• _WRITTEN TASK_
Filter these entries so that only lines with the word "page" remain.

[Records from a collection]
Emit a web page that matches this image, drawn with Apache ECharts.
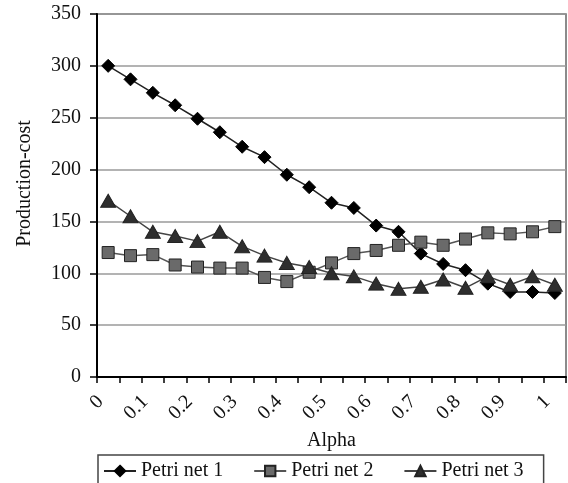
<!DOCTYPE html>
<html>
<head>
<meta charset="utf-8">
<script src="https://cdn.jsdelivr.net/npm/echarts@6/dist/echarts.min.js"></script>
<style>
html,body{margin:0;padding:0;background:#fff;}
#chart{width:568px;height:483px;}
</style>
</head>
<body>
<div id="chart"></div>
<script>
var categories = ['0','0.05','0.1','0.15','0.2','0.25','0.3','0.35','0.4','0.45','0.5','0.55','0.6','0.65','0.7','0.75','0.8','0.85','0.9','0.95','1'];
var petriNet1 = [300, 287, 274, 262, 249, 236, 222, 212, 195, 183, 168, 163, 146, 140, 119, 109, 103, 90, 82, 82, 81];
var petriNet2 = [120, 117, 118, 108, 106, 105, 105, 96, 92, 101, 110, 119, 122, 127, 130, 127, 133, 139, 138, 140, 145];
var petriNet3 = [170, 155, 140, 136, 131, 140, 126, 117, 110, 106, 100, 97, 90, 85, 87, 94, 86, 97, 89, 97, 89];
var seriesNames = ['Petri net 1', 'Petri net 2', 'Petri net 3'];
var yTicks = {min: 0, max: 350, interval: 50};

var font = '"Liberation Serif", "Times New Roman", serif';
var chart = echarts.init(document.getElementById('chart'), null, {renderer: 'canvas'});
chart.setOption({
  animation: false,
  backgroundColor: '#fff',
  grid: {left: 97, right: 2, top: 14, bottom: 106, show: true, borderColor: '#666', borderWidth: 1.5, containLabel: false},
  legend: {
    data: seriesNames,
    top: 455, left: 98,
    orient: 'horizontal',
    padding: [6, 20, 12, 5],
    itemGap: 30,
    itemWidth: 32,
    itemHeight: 13,
    borderColor: '#444',
    borderWidth: 1.5,
    textStyle: {fontFamily: font, fontSize: 20, color: '#111'}
  },
  xAxis: {
    type: 'category',
    data: categories,
    boundaryGap: true,
    name: 'Alpha',
    nameLocation: 'middle',
    nameGap: 49,
    nameTextStyle: {fontFamily: font, fontSize: 20, color: '#111'},
    axisLine: {lineStyle: {color: '#000', width: 2}},
    axisTick: {show: true, interval: 0, alignWithLabel: false, length: 6, lineStyle: {color: '#000', width: 1.5}},
    axisLabel: {interval: 1, rotate: 45, margin: 14, padding: [0, 11, 0, 0], fontFamily: font, fontSize: 20, color: '#111'},
    splitLine: {show: false}
  },
  yAxis: {
    type: 'value',
    min: yTicks.min, max: yTicks.max, interval: yTicks.interval,
    name: 'Production-cost',
    nameLocation: 'middle',
    nameGap: 62,
    nameTextStyle: {fontFamily: font, fontSize: 20, color: '#111', padding: [0, 0, 0, 24]},
    axisLine: {show: true, lineStyle: {color: '#000', width: 2}},
    axisTick: {show: true, length: 7, lineStyle: {color: '#000', width: 1.5}},
    axisLabel: {margin: 16, fontFamily: font, fontSize: 20, color: '#111'},
    splitLine: {show: true, lineStyle: {color: '#9a9a9a', width: 1.5}}
  },
  series: [
    {
      name: seriesNames[0], type: 'line', data: petriNet1,
      symbol: 'diamond', symbolSize: 13,
      lineStyle: {color: '#222', width: 1.5},
      itemStyle: {color: '#000', borderColor: '#000', borderWidth: 1}
    },
    {
      name: seriesNames[1], type: 'line', data: petriNet2,
      symbol: 'rect', symbolSize: 12,
      lineStyle: {color: '#555', width: 1.5},
      itemStyle: {color: '#6a6a6a', borderColor: '#222', borderWidth: 1}
    },
    {
      name: seriesNames[2], type: 'line', data: petriNet3,
      symbol: 'triangle', symbolSize: [15, 13],
      lineStyle: {color: '#444', width: 1.5},
      itemStyle: {color: '#2e2e2e', borderColor: '#222', borderWidth: 1}
    }
  ]
});
</script>
</body>
</html>
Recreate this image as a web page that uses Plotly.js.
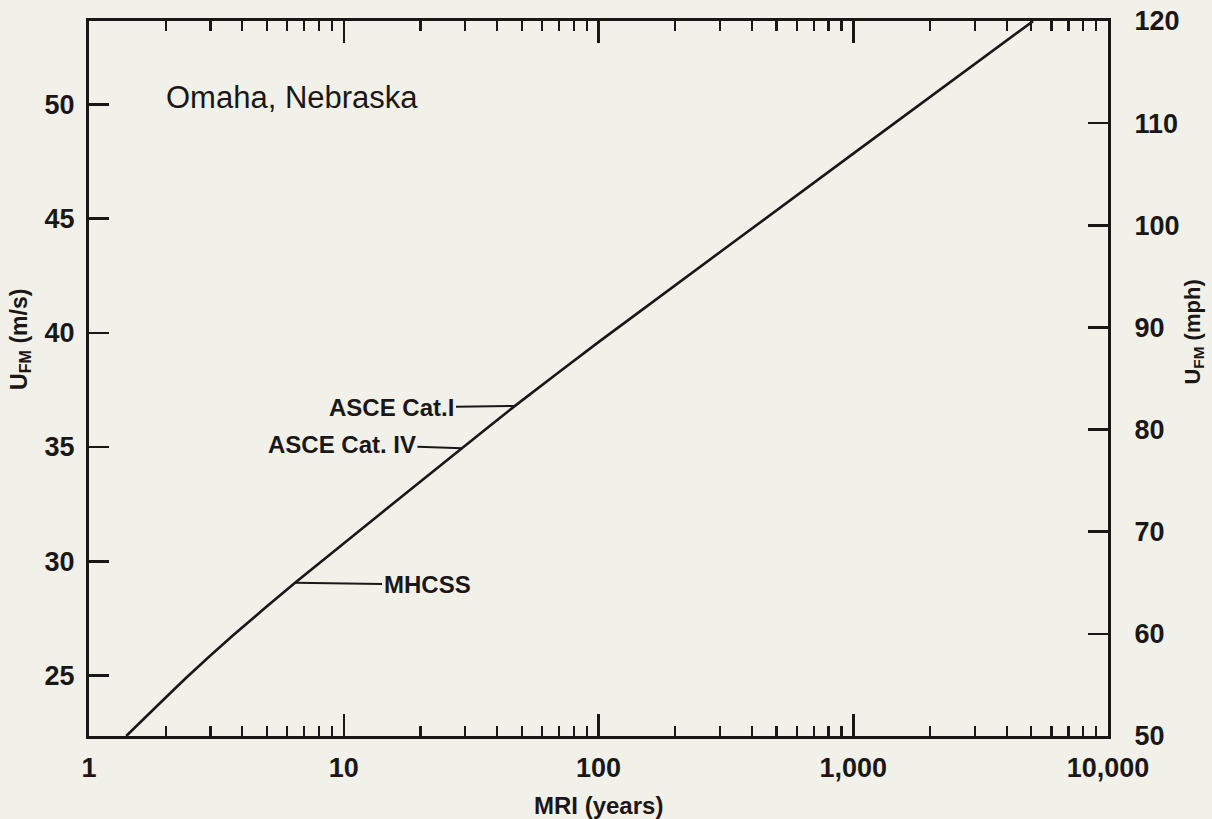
<!DOCTYPE html>
<html>
<head>
<meta charset="utf-8">
<script src="https://cdn.plot.ly/plotly-3.0.1.min.js"></script>
<style>html,body{margin:0;padding:0;background:#f1f1ea;}</style>
</head>
<body>
<div id="chart" style="width:1212px;height:819px;"></div>
<script>
// Curve: mean recurrence interval (years) vs fastest-mile wind speed (m/s)
const mriYears = [1.40, 2.42, 3.67, 6.44, 29.1, 47, 100, 1000, 5080];
const speedMs  = [22.35, 24.92, 26.75, 29.06, 34.95, 36.80, 39.59, 47.84, 53.64];

// Labelled points on the curve
const markLabels = ["ASCE Cat.I", "ASCE Cat. IV", "MHCSS"];
const markMri    = [47, 29.1, 6.44];
const markSpeed  = [36.80, 34.95, 29.06];

// Axes
const xTickVals = [1, 10, 100, 1000, 10000];
const xTickText = ["1", "10", "100", "1,000", "10,000"];
const xMinorVals = [2,3,4,5,6,7,8,9,20,30,40,50,60,70,80,90,200,300,400,500,600,700,800,900,2000,3000,4000,5000,6000,7000,8000,9000];
const yLeftTicks = [25, 30, 35, 40, 45, 50];
const yRightTicks = [50, 60, 70, 80, 90, 100, 110, 120];
const yLeftRange = [22.352, 53.645];   // = 50..120 mph
const yRightRange = [50, 120];

const ink = "#1c1717";
const font = "Liberation Sans, Arial, Helvetica, sans-serif";

const traces = [
  {x: mriYears, y: speedMs, type: "scatter", mode: "lines",
   line: {color: ink, width: 2.6, shape: "spline", smoothing: 0.4},
   xaxis: "x", yaxis: "y", hoverinfo: "skip", cliponaxis: true},
  {x: [1], y: [null], type: "scatter", mode: "lines", xaxis: "x", yaxis: "y2",
   showlegend: false, hoverinfo: "skip"}
];

const offsets = [[-123, 2], [-120, -4], [132, 2]];
const annotations = markLabels.map((t, i) => ({
  x: Math.log10(markMri[i]), y: markSpeed[i], xref: "x", yref: "y",
  text: "<b>" + t + "</b>", showarrow: true, arrowhead: 0, arrowwidth: 2,
  arrowcolor: ink, ax: offsets[i][0], ay: offsets[i][1], standoff: 0,
  font: {family: font, size: 24, color: ink}
}));
annotations.push(
  {xref: "paper", yref: "paper", x: 0.074, y: 0.893, xanchor: "left", yanchor: "middle",
   text: "Omaha, Nebraska", showarrow: false, font: {family: font, size: 31, color: ink}},
  {xref: "paper", yref: "paper", x: 0.5, y: -0.097, xanchor: "center", yanchor: "middle",
   text: "<b>MRI (years)</b>", showarrow: false, font: {family: font, size: 24, color: ink}},
  {xref: "paper", yref: "paper", x: -0.068, y: 0.555, xanchor: "center", yanchor: "middle",
   textangle: -90, text: "<b>U<sub>FM</sub> (m/s)</b>", showarrow: false,
   font: {family: font, size: 23, color: ink}},
  {xref: "paper", yref: "paper", x: 1.084, y: 0.565, xanchor: "center", yanchor: "middle",
   textangle: -90, text: "<b>U<sub>FM</sub> (mph)</b>", showarrow: false,
   font: {family: font, size: 22, color: ink}}
);

const layout = {
  width: 1212, height: 819,
  margin: {l: 89, r: 104, t: 21, b: 83},
  paper_bgcolor: "#f1f1ea", plot_bgcolor: "#f1f1ea",
  showlegend: false,
  xaxis: {
    type: "log", range: [0, 4], tickmode: "array", tickvals: xTickVals, ticktext: xTickText,
    ticks: "inside", ticklen: 22, tickwidth: 2.5, tickcolor: ink,
    showline: true, linecolor: ink, linewidth: 3, mirror: "ticks",
    showgrid: false, zeroline: false, ticklabelstandoff: 6,
    tickfont: {family: font, size: 27, color: ink, weight: "bold"},
    minor: {tickmode: "array", tickvals: xMinorVals, ticks: "inside", ticklen: 10,
            tickwidth: 2.2, tickcolor: ink, showgrid: false}
  },
  yaxis: {
    range: yLeftRange, tickmode: "array", tickvals: yLeftTicks,
    ticks: "inside", ticklen: 20, tickwidth: 2.5, tickcolor: ink,
    showline: true, linecolor: ink, linewidth: 3, showgrid: false, zeroline: false,
    ticklabelstandoff: 6,
    tickfont: {family: font, size: 27, color: ink, weight: "bold"}
  },
  yaxis2: {
    overlaying: "y", side: "right", anchor: "x",
    range: yRightRange, tickmode: "array", tickvals: yRightTicks,
    ticks: "inside", ticklen: 20, tickwidth: 2.5, tickcolor: ink,
    showline: true, linecolor: ink, linewidth: 3, showgrid: false, zeroline: false,
    ticklabelstandoff: 18,
    tickfont: {family: font, size: 27, color: ink, weight: "bold"}
  },
  annotations: annotations
};

Plotly.newPlot("chart", traces, layout, {staticPlot: true, displayModeBar: false});
</script>
</body>
</html>
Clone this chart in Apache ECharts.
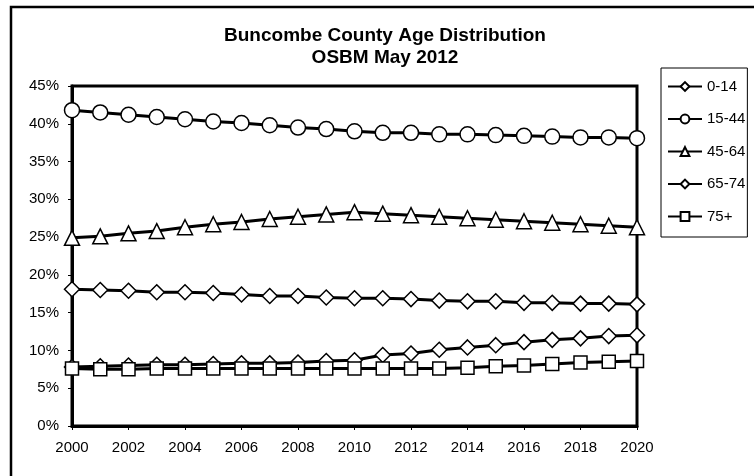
<!DOCTYPE html>
<html><head><meta charset="utf-8">
<script src="https://cdn.jsdelivr.net/npm/echarts@6/dist/echarts.min.js"></script>
<style>html,body{margin:0;padding:0;background:#fff}#c{width:754px;height:476px}</style>
</head><body><div id="c"></div>
<script>
var years = ['2000','2001','2002','2003','2004','2005','2006','2007','2008','2009','2010','2011','2012','2013','2014','2015','2016','2017','2018','2019','2020'];
var age0_14  = [18.1,18.0,17.9,17.7,17.7,17.6,17.4,17.2,17.2,17.0,16.9,16.9,16.8,16.6,16.5,16.5,16.3,16.3,16.2,16.2,16.1];
var age15_44 = [41.8,41.5,41.2,40.9,40.6,40.3,40.1,39.8,39.5,39.3,39.0,38.8,38.8,38.6,38.6,38.5,38.4,38.3,38.2,38.2,38.1];
var age45_64 = [24.9,25.1,25.5,25.8,26.3,26.7,27.0,27.4,27.7,28.0,28.3,28.1,27.9,27.7,27.5,27.3,27.1,26.9,26.7,26.5,26.3];
var age65_74 = [7.8,7.9,8.0,8.1,8.1,8.2,8.3,8.3,8.4,8.6,8.7,9.4,9.6,10.1,10.4,10.7,11.1,11.4,11.6,11.9,12.0];
var age75p   = [7.6,7.5,7.5,7.6,7.6,7.6,7.6,7.6,7.6,7.6,7.6,7.6,7.6,7.6,7.7,7.9,8.0,8.2,8.4,8.5,8.6];
var seriesNames = ['0-14','15-44','45-64','65-74','75+'];

var FONT = '"Liberation Sans", Arial, sans-serif';
function mk(name, data, symbol, size) {
  return {
    name: name, type: 'line', data: data,
    symbol: symbol, symbolSize: size, showAllSymbol: true,
    lineStyle: {color: '#000', width: 3},
    itemStyle: {color: '#fff', borderColor: '#000', borderWidth: 1.5},
    emphasis: {disabled: true},
    animation: false
  };
}
var chart = echarts.init(document.getElementById('c'), null, {renderer: 'canvas'});
chart.setOption({
  backgroundColor: '#fff',
  animation: false,
  title: {
    text: 'Buncombe County Age Distribution\nOSBM May 2012',
    left: 385, top: 25, textAlign: 'center', padding: 0,
    textStyle: {fontFamily: FONT, fontSize: 19, fontWeight: 'bold', color: '#000', lineHeight: 22}
  },
  legend: {
    orient: 'vertical', left: 661, top: 68,
    data: seriesNames,
    padding: [11, 2, 13, 6],
    itemWidth: 34, itemHeight: 11, itemGap: 17.5,
    borderColor: '#000', borderWidth: 1, backgroundColor: '#fff',
    textStyle: {fontFamily: FONT, fontSize: 15, color: '#000', lineHeight: 15},
    selectedMode: false
  },
  grid: {left: 72, right: 117, top: 86, bottom: 50, show: true, borderColor: '#000', borderWidth: 3, backgroundColor: '#fff'},
  xAxis: {
    type: 'category', data: years, boundaryGap: false,
    axisLine: {lineStyle: {color: '#000', width: 3}},
    axisTick: {show: true, interval: 1, length: 4, lineStyle: {color: '#000', width: 1}},
    axisLabel: {interval: 1, margin: 14, fontFamily: FONT, fontSize: 15, color: '#000'},
    splitLine: {show: false}
  },
  yAxis: {
    type: 'value', min: 0, max: 45, interval: 5,
    axisLine: {show: true, lineStyle: {color: '#000', width: 3}},
    axisTick: {show: true, length: 4, lineStyle: {color: '#000', width: 1}},
    axisLabel: {formatter: '{value}%', margin: 13, fontFamily: FONT, fontSize: 15, color: '#000'},
    splitLine: {show: false}
  },
  graphic: [{
    type: 'rect', shape: {x: 11, y: 7, width: 800, height: 520},
    style: {fill: 'none', stroke: '#000', lineWidth: 2.5}, silent: true, z: 0
  }],
  series: [
    mk('0-14', age0_14, 'diamond', 15),
    mk('15-44', age15_44, 'circle', 15),
    mk('45-64', age45_64, 'triangle', 15),
    mk('65-74', age65_74, 'diamond', 15),
    mk('75+', age75p, 'rect', 13)
  ]
});
</script>
</body></html>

• _PROBLEM SOLUTION_
Emit a web page that matches this image, drawn with Apache ECharts.
Recreate this image as a web page that uses Plotly.js.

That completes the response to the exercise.